Ditto Dan Colen, another erstwhile speculators’ darling, whose large-scale painting Vengeance (2015) from Miami’s esteemed de La Cruz collection, recently fetched $15,400 at Sotheby’s. New paintings of its size retailed for $450,000 on the primary market, according to people familiar with his pricing. It’s safe to assume that the mega collectors got a mega discount, but even so, the question looms: Why would the market-savvy family take such a huge loss? (The answer will have to wait: Sadly, Rosa de la Cruz died last month.)

Ditto Loie Hollowell, who has her first museum show at the Aldrich in Ridgefield, Connecticut, right now. Her painting Lick Lick in Blue, Green and Yellow (2015), estimated at $500,000 to $700,000, didn’t find a taker at Christie’s earlier this month.

People at an art opening

Dan Colen’s painting Vengeance (2015), right, at the de la Cruz Collection in Miami during Art Basel Miami Beach in 2017. Photo: Katya Kazakina

This could go on and on, including artists at every price point and career stage. Here are some whose works didn’t sell at the most recent Phillips auction: Robert Rauschenberg, Hank Willis Thomas, Lisa Yuskavage, Vaughn Spann, Peter Saul, Petra Cortright. 

“It’s not a soft landing,” Deitch said of the current market conditions. 

How do collectors feel about this? Naturally, opinions vary.

Many agree that primary prices have gotten too high. Some are clearing out their art storage and dumping the contents at auction before it all goes down to zero. Others don’t concern themselves with the market.

“I don’t buy art because I think that the prices are going to go up,” said Beth Rudin DeWoody, a veteran collector and philanthropist. “There are a lot of young artists. I have no idea what’s going to happen with their careers. I like to support young artists or artists who’ve been overlooked. Sometimes they do go up and sometimes they don’t.”

Evan Ruster, who’s been collecting for more than two decades, considers himself lucky when it comes to his art acquisitions.
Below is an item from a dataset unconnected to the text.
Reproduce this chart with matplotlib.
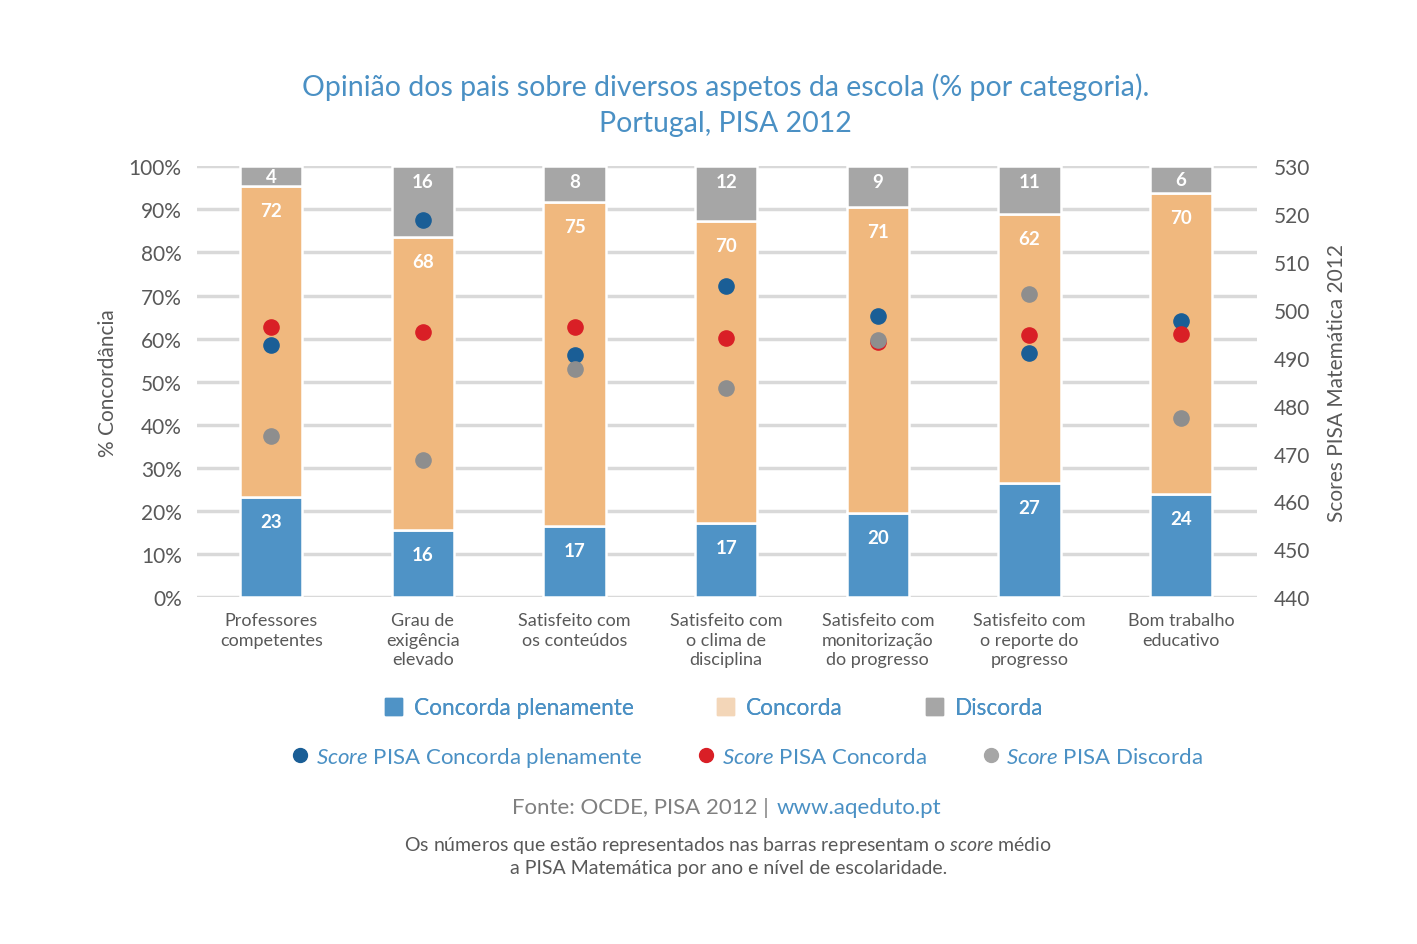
import matplotlib.pyplot as plt
from matplotlib.lines import Line2D
from matplotlib.patches import Patch
import numpy as np

plt.rcParams['font.family'] = ['Lato', 'DejaVu Sans']
plt.rcParams['mathtext.fontset'] = 'custom'
plt.rcParams['mathtext.rm'] = 'Lato'
plt.rcParams['mathtext.it'] = 'Lato:italic'

# dados
categorias = ['Professores\ncompetentes', 'Grau de\nexigência\nelevado', 'Satisfeito com\nos conteúdos',
              'Satisfeito com\no clima de\ndisciplina', 'Satisfeito com\nmonitorização\ndo progresso',
              'Satisfeito com\no reporte do\nprogresso', 'Bom trabalho\neducativo']
concorda_plen = [23.2, 15.5, 16.5, 17.2, 19.5, 26.5, 23.9]
concorda = [72.2, 68.0, 75.1, 70.0, 71.0, 62.4, 69.8]
discorda = [4.6, 16.5, 8.4, 12.8, 9.5, 11.1, 6.3]
lab_plen = ['23', '16', '17', '17', '20', '27', '24']
lab_conc = ['72', '68', '75', '70', '71', '62', '70']
lab_disc = ['4', '16', '8', '12', '9', '11', '6']
score_plen = [492.6, 518.7, 490.5, 504.9, 498.7, 490.9, 497.6]
score_conc = [496.4, 495.3, 496.4, 494.1, 493.4, 494.7, 494.9]
score_disc = [473.6, 468.6, 487.6, 483.6, 493.7, 503.3, 477.4]

c_azul = '#4F93C6'
c_lar = '#F0B87E'
c_cinza = '#A6A6A6'
c_txt = '#595959'
c_tit = '#4A90C4'

fig = plt.figure(figsize=(14.17, 9.45), dpi=100)
ax = fig.add_axes([0.139, 0.367, 0.748, 0.456])
x = np.arange(len(categorias))
w = 0.41

b1 = ax.bar(x, concorda_plen, w, color=c_azul, edgecolor='white', linewidth=1.8, zorder=2)
b2 = ax.bar(x, concorda, w, bottom=concorda_plen, color=c_lar, edgecolor='white', linewidth=1.8, zorder=2)
base3 = np.array(concorda_plen) + np.array(concorda)
b3 = ax.bar(x, discorda, w, bottom=base3, color=c_cinza, edgecolor='white', linewidth=1.8, zorder=2)

for i in range(len(x)):
    ax.text(x[i], concorda_plen[i] - 5.6, lab_plen[i], ha='center', va='center',
            color='white', fontsize=13.5, fontweight='bold', zorder=3)
    ax.text(x[i], base3[i] - 5.6, lab_conc[i], ha='center', va='center',
            color='white', fontsize=13.5, fontweight='bold', zorder=3)
    topo = base3[i] + discorda[i]
    yy = max(base3[i] + discorda[i] / 2, topo - 3.5)
    ax.text(x[i], yy, lab_disc[i], ha='center', va='center',
            color='white', fontsize=13.5, fontweight='bold', zorder=3)

ax.set_xlim(-0.49, 6.5)
ax.set_ylim(0, 100)
ax.set_yticks(range(0, 101, 10))
ax.set_yticklabels([f'{v}%' for v in range(0, 101, 10)])
ax.set_xticks(x)
ax.set_xticklabels(categorias, fontsize=13, color=c_txt, linespacing=1.25)
ax.tick_params(axis='x', length=0, pad=11)
ax.tick_params(axis='y', length=0, pad=11, labelsize=15, labelcolor=c_txt)
ax.grid(axis='y', color='#D9D9D9', linewidth=2.5, zorder=0)
ax.set_axisbelow(True)
for s in ax.spines.values():
    s.set_visible(False)
ax.set_ylabel('% Concordância', fontsize=15, color=c_txt, labelpad=8)

ax2 = ax.twinx()
ax2.set_ylim(440, 530)
ax2.set_yticks(range(440, 531, 10))
ax2.tick_params(axis='y', length=0, pad=12, labelsize=15, labelcolor=c_txt)
for s in ax2.spines.values():
    s.set_visible(False)
ax2.set_ylabel('Scores PISA Matemática 2012', fontsize=15, color=c_txt, labelpad=12)
ax2.scatter(x, score_plen, s=120, color='#1A5E96', zorder=4)
ax2.scatter(x, score_conc, s=120, color='#D91F26', zorder=4)
ax2.scatter(x, score_disc, s=120, color='#8E8E8E', zorder=4)

fig.text(0.512, 1 - 105 / 945, 'Opinião dos pais sobre diversos aspetos da escola (% por categoria).\nPortugal, PISA 2012',
         ha='center', va='center', fontsize=20.5, color=c_tit, linespacing=1.5)

h1 = [Patch(color=c_azul), Patch(color='#F3D6B8'), Patch(color=c_cinza)]
l1 = ['Concorda plenamente', 'Concorda', 'Discorda']
leg1 = fig.legend(h1, l1, loc='center', bbox_to_anchor=(0.504, 0.250), ncol=3, frameon=False,
                  fontsize=16.3, labelcolor=c_tit, handlelength=0.75, handleheight=0.75,
                  handletextpad=0.5, columnspacing=3.7)
fig.add_artist(leg1)
h2 = [Line2D([], [], marker='o', ls='', color='#1A5E96', markersize=10),
      Line2D([], [], marker='o', ls='', color='#D91F26', markersize=10),
      Line2D([], [], marker='o', ls='', color='#A6A6A6', markersize=10)]
l2 = [r'$\mathit{Score}$ PISA Concorda plenamente', r'$\mathit{Score}$ PISA Concorda',
      r'$\mathit{Score}$ PISA Discorda']
fig.legend(h2, l2, loc='center', bbox_to_anchor=(0.528, 0.198), ncol=3, frameon=False,
           fontsize=16, labelcolor=c_tit, handlelength=0.6, handletextpad=0.4, columnspacing=2.6)

fig.text(769 / 1417, 1 - 808 / 945, 'Fonte: OCDE, PISA 2012 |', ha='right', va='center',
         fontsize=16, color='#808080')
fig.text(777 / 1417, 1 - 808 / 945, 'www.aqeduto.pt', ha='left', va='center',
         fontsize=16, color=c_tit)
fig.text(0.514, 1 - 856 / 945,
         'Os números que estão representados nas barras representam o $\\mathit{score}$ médio\n'
         'a PISA Matemática por ano e nível de escolaridade.',
         ha='center', va='center', fontsize=14, color=c_txt, linespacing=1.35)

fig.savefig('out.png', dpi=100)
He’s made a couple of shrewd sales along the way, but doesn’t buy art with a plan to resell it.  

“You are buying because you love it,” said Ruster. “It’s a passion. So you are not rational in a way.”

How do you price art, anyway?

“It’s so subjective,” Ruster said. “You are like: I just bought a piece of paper with some marks on it. I could have bought a fucking Audi.”